Alkaloid obtained from bark of cinchona tree is levorotatory isomer of quinidine. Depresses oxygen uptake and carbohydrate metabolism. Intercalates into DNA, disrupting replication and transcription of parasite. Blood schizonticidal agent active against asexual erythrocytic forms of Plasmodium falciparum, P. malariae, P. ovale, and P. vivax. Inactive against sporozoites or preerythrocytic or exoerythrocytic forms of plasmodia. Gametocytocidal for P. malariae and P. vivax, but no direct activity against P. falciparum gametocytes. Affects calcium distribution within muscle fibers and decreases excitability of motor end-plate region, increasing refractory period of muscle by direct action on muscle fiber and so diminishing response to tetanic stimulation. Has curare-like effect.
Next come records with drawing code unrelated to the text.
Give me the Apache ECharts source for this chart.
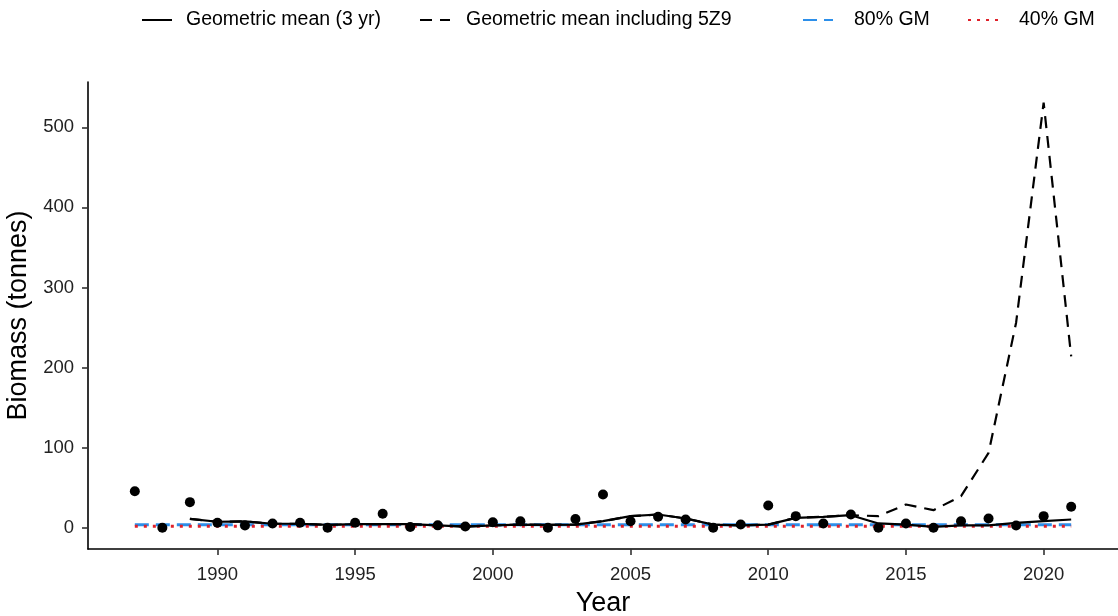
<!DOCTYPE html>
<html>
<head>
<meta charset="utf-8">
<script src="https://cdn.jsdelivr.net/npm/echarts@6/dist/echarts.min.js"></script>
<style>
html,body{margin:0;padding:0;background:#fff;}
#chart{width:1118px;height:616px;}
</style>
</head>
<body>
<div id="chart"></div>
<script>
// Data
const years = [1987,1988,1989,1990,1991,1992,1993,1994,1995,1996,1997,1998,1999,2000,2001,2002,2003,2004,2005,2006,2007,2008,2009,2010,2011,2012,2013,2014,2015,2016,2017,2018,2019,2020,2021];
const biomass = [45.6,0,32,6.2,2.9,5.4,6.2,0,6.2,17.4,1,3,1.5,7,8.2,0,11,41.5,8.2,13.7,10.3,0,4.1,27.8,14.5,5.4,16.6,0,5.4,0,8.2,11.6,2.9,14.5,26.2];
const gm3 = [null,null,11,7.5,8,5,5,3.7,4.5,4.5,4.5,3,1.5,3,4,3.7,4,8.2,14.5,16.6,11.6,4,3,4,12.4,13.7,15.7,5.4,4,1.2,3,3,6.2,8.2,10.3];
const gm5z9 = [null,null,11,7.5,8,5,5,3.7,4.5,4.5,4.5,3,1.5,3,4,3.7,4,8.2,14.5,16.6,11.6,4,3,4,12.4,13.7,15.7,14.5,29,22,39.4,93.5,256,530.7,214];
const gm80 = 3.7;
const gm40 = 1.85;
const xTicks = [1990,1995,2000,2005,2010,2015,2020];
const yTicks = [0,100,200,300,400,500];

const pts = years.map((y,i)=>[y,biomass[i]]);
const solid = years.map((y,i)=>[y,gm3[i]]);
const dashed = years.map((y,i)=>[y,gm5z9[i]]);
const line80 = years.map(y=>[y,gm80]);
const line40 = years.map(y=>[y,gm40]);

const font = 'Liberation Sans, Arial, sans-serif';
function lg(left, name, pad){
  return {left:left, top:5, data:[name], itemWidth:30, itemHeight:14, itemGap:0,
    itemStyle:{opacity:0},
    textStyle:{fontFamily:font,fontSize:19.5,color:'#000',padding:[0,0,0,pad]}};
}

const chart = echarts.init(document.getElementById('chart'));
chart.setOption({
  animation:false,
  backgroundColor:'#fff',
  grid:{left:88,right:0,top:82,bottom:67,containLabel:false,outerBoundsMode:'none'},
  legend:[
    lg(136,'Geometric mean (3 yr)',9),
    lg(414,'Geometric mean including 5Z9',11),
    lg(797,'80% GM',16),
    lg(962,'40% GM',16)
  ],
  xAxis:{type:'value',min:1985.3,max:2022.7,
    name:'Year',nameLocation:'middle',nameGap:41,
    nameTextStyle:{fontFamily:font,fontSize:27,color:'#000'},
    splitLine:{show:false},
    axisLine:{onZero:false,lineStyle:{color:'#000',width:1.6}},
    axisTick:{customValues:xTicks,length:6,lineStyle:{color:'#333',width:1.6}},
    axisLabel:{customValues:xTicks,formatter:v=>String(v),fontFamily:font,fontSize:18.5,color:'#222',margin:16}
  },
  yAxis:{type:'value',min:-26.5,max:556.5,
    name:'Biomass (tonnes)',nameLocation:'middle',nameGap:46,nameRotate:90,
    nameTextStyle:{fontFamily:font,fontSize:27,color:'#000'},
    splitLine:{show:false},
    axisLine:{show:true,onZero:false,lineStyle:{color:'#000',width:1.6}},
    axisTick:{show:true,customValues:yTicks,length:6,lineStyle:{color:'#333',width:1.6}},
    axisLabel:{customValues:yTicks,formatter:v=>String(v),fontFamily:font,fontSize:18.5,color:'#222',margin:14}
  },
  series:[
    {name:'80% GM',type:'line',data:line80,symbol:'none',z:2,
      lineStyle:{color:'#2C8FEA',width:3,type:[14,7]},itemStyle:{color:'#2C8FEA'}},
    {name:'40% GM',type:'line',data:line40,symbol:'none',z:3,
      lineStyle:{color:'#E0202A',width:3,type:[3,6]},itemStyle:{color:'#E0202A'}},
    {name:'Geometric mean including 5Z9',type:'line',data:dashed,symbol:'none',z:4,
      lineStyle:{color:'#000',width:2.2,type:[12,8]},itemStyle:{color:'#000'}},
    {name:'Geometric mean (3 yr)',type:'line',data:solid,symbol:'none',z:5,
      lineStyle:{color:'#000',width:2.2},itemStyle:{color:'#000'}},
    {name:'Biomass',type:'scatter',data:pts,symbol:'circle',symbolSize:10,z:6,
      itemStyle:{color:'#000',opacity:1}}
  ]
});
</script>
</body>
</html>
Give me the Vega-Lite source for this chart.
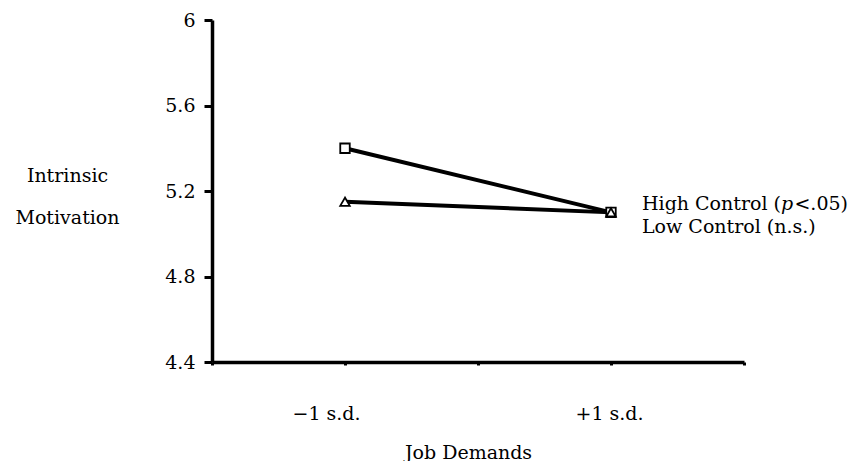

Has cardiovascular effects similar to those of quinidine.

Therapeutic use

Suppression or treatment of chloroquine-resistant P. falciparum malaria (inactive against sporozoites, pre-erythrocytic or exoerythrocytic forms of plasmodia) in conjunction with other antimalarial agents.

Pregnancy and lactiation implications

Teratogenic effects reported in some animal studies. Quinine crosses human placenta, should not be used during pregnancy. Enters breast milk (use caution).

Unlabeled use

Treatment of Babesia microti infection in conjunction with clindamycin.


Hypersensitivity to quinine or any component of the formulation. Hypersensitivity to mefloquine or quinidine (cross-sensitivity reported). Prolonged QT interval. Myasthenia gravis. Optic neuritis. G6PD deficiency. History of black water fever. Thrombotic thrombocytopenia purpura, hemolytic uremic syndrome, thrombocytopenia. Tinnitus. Women who are or may become pregnant.

Warnings and precautions

Severe hypersensitivity reactions (e.g. Stevens-Johnson syndrome, anaphylactic shock) occurred. Use may cause significant hypoglycemia. Use with caution in atrial fibrillation or flutter/clinical conditions which may prolong the QT interval or cause cardiac arrhythmias (contraindicated if QT prolongation). Use with caution in hepatic/renal impairment, and in patients taking strong CYP3A4 inhibitors, moderate or strong CYP3A4 inducers and major CYP3A4 substrates. Quinine no longer recommended for treatment of nocturnal leg cramps.